PROVIDED DATA

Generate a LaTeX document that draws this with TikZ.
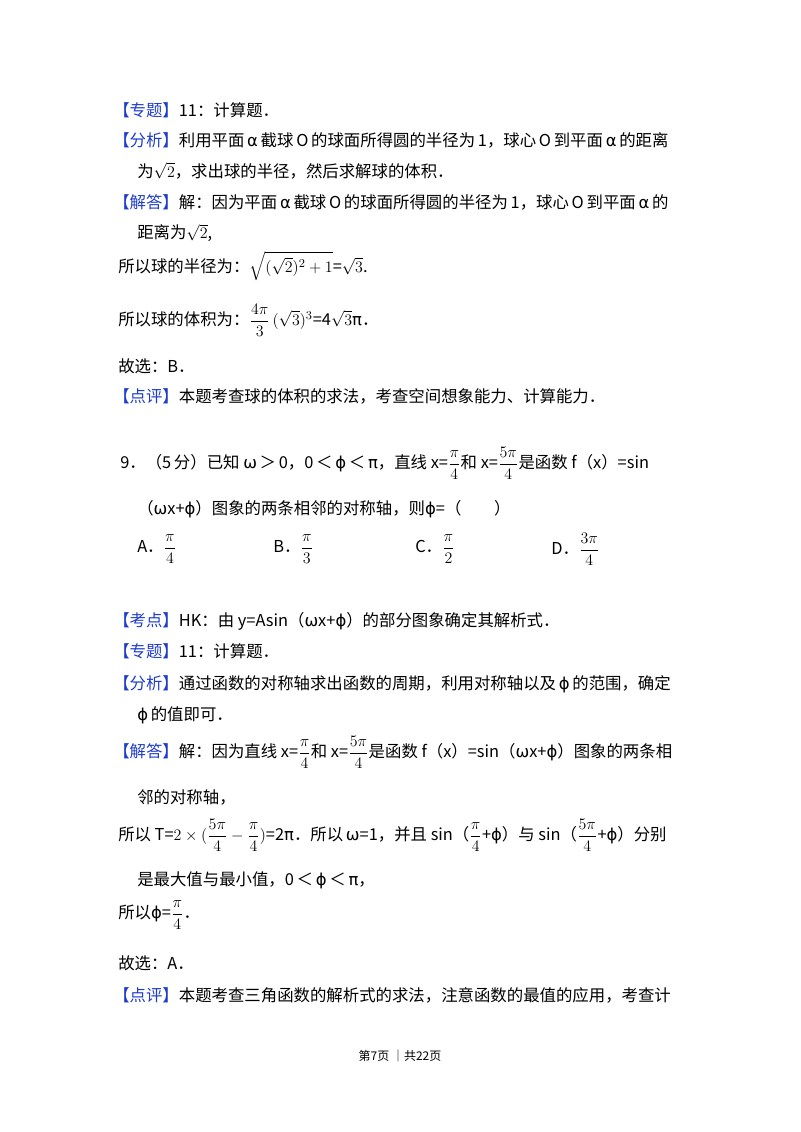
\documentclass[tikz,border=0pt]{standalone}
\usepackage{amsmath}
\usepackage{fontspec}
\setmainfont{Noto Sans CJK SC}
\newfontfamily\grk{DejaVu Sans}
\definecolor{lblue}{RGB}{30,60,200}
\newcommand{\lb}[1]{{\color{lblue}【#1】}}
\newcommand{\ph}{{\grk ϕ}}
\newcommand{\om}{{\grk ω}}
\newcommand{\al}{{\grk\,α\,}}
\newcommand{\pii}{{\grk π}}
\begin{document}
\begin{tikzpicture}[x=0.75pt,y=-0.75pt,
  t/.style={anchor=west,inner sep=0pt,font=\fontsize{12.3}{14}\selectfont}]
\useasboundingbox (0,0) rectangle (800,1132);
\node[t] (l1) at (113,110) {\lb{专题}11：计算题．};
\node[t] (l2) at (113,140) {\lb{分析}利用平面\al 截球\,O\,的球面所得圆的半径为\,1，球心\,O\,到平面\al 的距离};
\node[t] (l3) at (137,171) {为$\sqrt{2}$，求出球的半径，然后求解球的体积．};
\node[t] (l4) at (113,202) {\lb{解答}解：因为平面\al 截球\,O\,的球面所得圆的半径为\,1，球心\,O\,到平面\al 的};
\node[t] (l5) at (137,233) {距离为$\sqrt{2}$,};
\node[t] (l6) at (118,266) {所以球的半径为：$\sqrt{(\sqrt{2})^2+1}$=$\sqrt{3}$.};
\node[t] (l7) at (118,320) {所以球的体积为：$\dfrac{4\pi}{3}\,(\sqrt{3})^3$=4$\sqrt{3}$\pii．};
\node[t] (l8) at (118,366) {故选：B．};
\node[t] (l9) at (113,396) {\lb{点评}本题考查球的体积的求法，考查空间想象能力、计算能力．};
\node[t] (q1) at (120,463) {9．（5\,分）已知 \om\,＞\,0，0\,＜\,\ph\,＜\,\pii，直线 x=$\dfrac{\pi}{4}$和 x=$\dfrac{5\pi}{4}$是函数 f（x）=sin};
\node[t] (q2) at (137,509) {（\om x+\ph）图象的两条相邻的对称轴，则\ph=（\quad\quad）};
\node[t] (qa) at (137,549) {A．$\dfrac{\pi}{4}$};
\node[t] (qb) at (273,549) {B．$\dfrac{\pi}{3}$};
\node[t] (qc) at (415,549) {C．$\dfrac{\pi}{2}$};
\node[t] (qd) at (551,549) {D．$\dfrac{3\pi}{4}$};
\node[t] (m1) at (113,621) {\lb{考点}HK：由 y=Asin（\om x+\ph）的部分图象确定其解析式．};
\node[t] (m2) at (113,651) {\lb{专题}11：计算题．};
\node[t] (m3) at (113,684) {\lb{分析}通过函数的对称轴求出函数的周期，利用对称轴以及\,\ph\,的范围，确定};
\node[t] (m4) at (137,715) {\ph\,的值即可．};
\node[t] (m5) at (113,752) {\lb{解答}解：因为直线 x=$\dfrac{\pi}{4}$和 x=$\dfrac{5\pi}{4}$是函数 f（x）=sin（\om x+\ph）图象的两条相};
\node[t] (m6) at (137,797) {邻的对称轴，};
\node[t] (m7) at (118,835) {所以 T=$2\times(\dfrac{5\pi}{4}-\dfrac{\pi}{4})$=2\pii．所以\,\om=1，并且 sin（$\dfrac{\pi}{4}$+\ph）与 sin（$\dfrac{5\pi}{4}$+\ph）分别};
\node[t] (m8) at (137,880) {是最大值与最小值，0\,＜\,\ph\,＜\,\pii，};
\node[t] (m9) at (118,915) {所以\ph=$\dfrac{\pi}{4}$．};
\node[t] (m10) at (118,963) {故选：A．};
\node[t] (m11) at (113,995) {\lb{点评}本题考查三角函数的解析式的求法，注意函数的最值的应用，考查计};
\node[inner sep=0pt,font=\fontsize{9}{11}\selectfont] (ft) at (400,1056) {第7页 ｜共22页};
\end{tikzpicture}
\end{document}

GIVEN TASK
Give an exact copy of the material, leaving out every picture.

TASK RESPONSE
Generate a LaTeX document that draws this with TikZ.
\documentclass[tikz,border=0pt]{standalone}
\usepackage{amsmath}
\usepackage{fontspec}
\setmainfont{Noto Sans CJK SC}
\newfontfamily\grk{DejaVu Sans}
\definecolor{lblue}{RGB}{30,60,200}
\newcommand{\lb}[1]{{\color{lblue}【#1】}}
\newcommand{\ph}{{\grk ϕ}}
\newcommand{\om}{{\grk ω}}
\newcommand{\al}{{\grk\,α\,}}
\newcommand{\pii}{{\grk π}}
\begin{document}
\begin{tikzpicture}[x=0.75pt,y=-0.75pt,
  t/.style={anchor=west,inner sep=0pt,font=\fontsize{12.3}{14}\selectfont}]
\useasboundingbox (0,0) rectangle (800,1132);
\node[t] (l1) at (113,110) {\lb{专题}11：计算题．};
\node[t] (l2) at (113,140) {\lb{分析}利用平面\al 截球\,O\,的球面所得圆的半径为\,1，球心\,O\,到平面\al 的距离};
\node[t] (l3) at (137,171) {为$\sqrt{2}$，求出球的半径，然后求解球的体积．};
\node[t] (l4) at (113,202) {\lb{解答}解：因为平面\al 截球\,O\,的球面所得圆的半径为\,1，球心\,O\,到平面\al 的};
\node[t] (l5) at (137,233) {距离为$\sqrt{2}$,};
\node[t] (l6) at (118,266) {所以球的半径为：$\sqrt{(\sqrt{2})^2+1}$=$\sqrt{3}$.};
\node[t] (l7) at (118,320) {所以球的体积为：$\dfrac{4\pi}{3}\,(\sqrt{3})^3$=4$\sqrt{3}$\pii．};
\node[t] (l8) at (118,366) {故选：B．};
\node[t] (l9) at (113,396) {\lb{点评}本题考查球的体积的求法，考查空间想象能力、计算能力．};
\node[t] (q1) at (120,463) {9．（5\,分）已知 \om\,＞\,0，0\,＜\,\ph\,＜\,\pii，直线 x=$\dfrac{\pi}{4}$和 x=$\dfrac{5\pi}{4}$是函数 f（x）=sin};
\node[t] (q2) at (137,509) {（\om x+\ph）图象的两条相邻的对称轴，则\ph=（\quad\quad）};
\node[t] (qa) at (137,549) {A．$\dfrac{\pi}{4}$};
\node[t] (qb) at (273,549) {B．$\dfrac{\pi}{3}$};
\node[t] (qc) at (415,549) {C．$\dfrac{\pi}{2}$};
\node[t] (qd) at (551,549) {D．$\dfrac{3\pi}{4}$};
\node[t] (m1) at (113,621) {\lb{考点}HK：由 y=Asin（\om x+\ph）的部分图象确定其解析式．};
\node[t] (m2) at (113,651) {\lb{专题}11：计算题．};
\node[t] (m3) at (113,684) {\lb{分析}通过函数的对称轴求出函数的周期，利用对称轴以及\,\ph\,的范围，确定};
\node[t] (m4) at (137,715) {\ph\,的值即可．};
\node[t] (m5) at (113,752) {\lb{解答}解：因为直线 x=$\dfrac{\pi}{4}$和 x=$\dfrac{5\pi}{4}$是函数 f（x）=sin（\om x+\ph）图象的两条相};
\node[t] (m6) at (137,797) {邻的对称轴，};
\node[t] (m7) at (118,835) {所以 T=$2\times(\dfrac{5\pi}{4}-\dfrac{\pi}{4})$=2\pii．所以\,\om=1，并且 sin（$\dfrac{\pi}{4}$+\ph）与 sin（$\dfrac{5\pi}{4}$+\ph）分别};
\node[t] (m8) at (137,880) {是最大值与最小值，0\,＜\,\ph\,＜\,\pii，};
\node[t] (m9) at (118,915) {所以\ph=$\dfrac{\pi}{4}$．};
\node[t] (m10) at (118,963) {故选：A．};
\node[t] (m11) at (113,995) {\lb{点评}本题考查三角函数的解析式的求法，注意函数的最值的应用，考查计};
\node[inner sep=0pt,font=\fontsize{9}{11}\selectfont] (ft) at (400,1056) {第7页 ｜共22页};
\end{tikzpicture}
\end{document}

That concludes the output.